Tuesday, May 01, 2007

SPORTIN' LIFE: Richard Williams on Leeds


Guardian, 1.5.07


In a weekend of dramatic and bizarre finishes, none was more resonant than the fractious climax to a match that seems certain to have condemned Leeds United to spend next season in the third tier of English football. There was something gruesomely inevitable about the pitch invasion that postponed the end of the game, followed by the players' bathetic return for a final 40 seconds which changed nothing.

Few outside Yorkshire are likely to lament their fall. Some, indeed, will be rejoicing, since the Elland Road club are the object of the kind of widespread dislike that survives generations, being born anew in the breasts of those who can have little idea of the origins of their hatred. From the opposite perspective the young fans who swarmed on to the playing surface on Saturday are surely unaware they were re-enacting a tribal rite familiar from the 1970s.

There might even have been a gleeful reaction to the suggestion that Leeds will be going into administration within the next few days, a fate that would condemn them to face their next campaign with the handicap of a statutory 10-point deduction. Columnists should beware of using long German words where short English ones will do but, on this occasion, the Wagnerian overtones of Schadenfreude really do seem appropriate to the barely concealed delight in Leeds' operatic misfortune.

Among the first voices to be heard after Saturday's match was that of Peter Ridsdale, the former chairman whose venture into financial "securitisation" - one of those Newspeak terms that mean exactly the opposite of what they appear to mean - created the financial instability that started the club's decline. As ever, Ridsdale was quick to disclaim responsibility.

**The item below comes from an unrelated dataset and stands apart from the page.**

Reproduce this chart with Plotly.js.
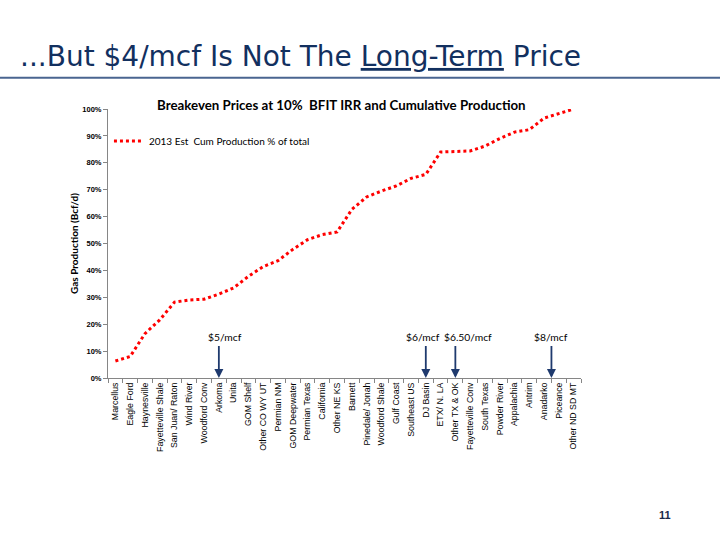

"It's only 12 months since Leeds were in the play-off final and yet people talk today of decisions that were made four or five years ago that are causing their plight," he said, as if the very idea were unworthy of consideration. But longterm fans of any club unlucky enough to have suffered a similar decline know the roots often lie very deep indeed and that previous administrations are seldom willing to share the blame.
Even in the short term, however, it always seemed astonishing that such a star-crossed club could have put an attempt to regain their former eminence in the hands not just of Ken Bates but of Dennis Wise. The chairman/captain combo might have taken the FA Cup to Stamford Bridge but a shared taste for controversy and confrontation made them few friends in the process. When they arrived at Leeds, it was as if some unseen presiding spirit were intent on recreating the rancorous defiance that began to characterise the club when Don Revie first entered the manager's office in 1961.

The Damned Utd was what David Peace called a remarkable novel devoted to an imaginative reconstruction of Brian Clough's 44 days at Elland Road in the immediate aftermath of the Revie era. Some of Revie's old players, most prominently John Giles, reacted to the book's publication last year by railing against its supposed inaccuracies. Many readers, however, sensed a deeper strain of what is usually called emotional truth beneath the portrayal of an institution corrupted by Revie's paranoia.

That Leeds team could play wonderful football - they were probably the first players in the English league to hear the cry of "Olé!" as they humiliated opponents by keeping possession of the ball - but, too often, only when they had kicked and cheated their way into a winning position. That strain of cold malice seemed an affront to the all-white strip that Revie borrowed from Real Madrid and was not disguised when a marketing man came up with an absurd attempt to soften the club's image by having the players present flowers to the crowd before home matches. English football has produced no finer example of cognitive dissonance than the sight of Giles and Billy Bremner handing out roses.

Football clubs are like garden spades. When the blade wears out, you replace it. Then the handle breaks and you replace that, too. But, somehow, it is still the same spade.

Which is perhaps why the men currently in charge of Leeds United seem so familiar. When it comes to paranoia, Bates could have given Revie lessons. And what was Wise, in his playing days, if not the short-passing, shirt-tugging reincarnation of Bremner?